A unique program is successfully introducing ethnic-minority college students to doctoral program training directors trying to attract them.

In the three years since the Council of University Directors of Clinical Psychology (CUDCP) began hosting the Diversity Clinical Psychology Reception at its annual meeting, the program is "both getting students who otherwise wouldn't apply to those programs to apply and getting program directors who otherwise wouldn't see these students to get to know them," says Emilio Ulloa, PhD, an assistant professor at San Diego State University.

The reception-which Ulloa likens to "academic speed dating"-usually draws about 30 students and 40 training directors. The two-part event starts in the afternoon when students meet with Ulloa to get advice on topics such as applying for graduate school. He also briefs them on questions they should expect from the training directors, such as queries about the students' research interests-questions that help directors "have a sense for the fit, not just with the department but with a particular faculty member," Ulloa says.

After a break, the second half of the reception features a meet-and-greet with program directors. There, students who have brought posters talk with training directors about their research interests and work. But even students who don't have posters enjoy designated time with training directors.

The personal connections students make at the reception might convince them to apply to schools they might not have considered before, Ulloa says. Likewise, theevent gives training directors a chance to talk to individual students about their research, outside of the immediate considerations of grade point averages and GRE scores usually driving student admissions, he says.

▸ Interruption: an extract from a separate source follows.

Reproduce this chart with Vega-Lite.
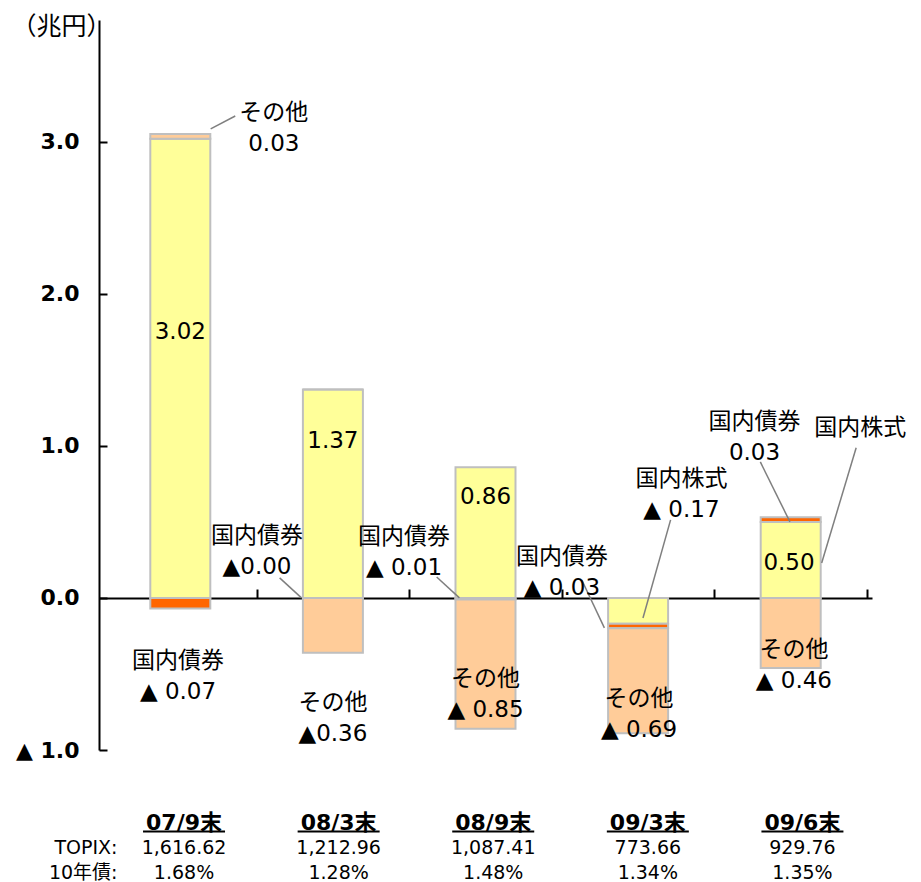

Results from a CUDCP survey earlier this year-which received responses from 48 of the 73 individual students who have attended the receptions-has found that one-third of respondents have applied to and expect to start a PhD program this fall; one-third have applied to a PhD program and await a decision; and the remaining third either applied and were rejected or didn't apply. Some of the students who did not apply to clinical psychology programs are either going to master's programs, going to other PhD programs like counseling or have decided the PhD is not for them at all, Ulloa says.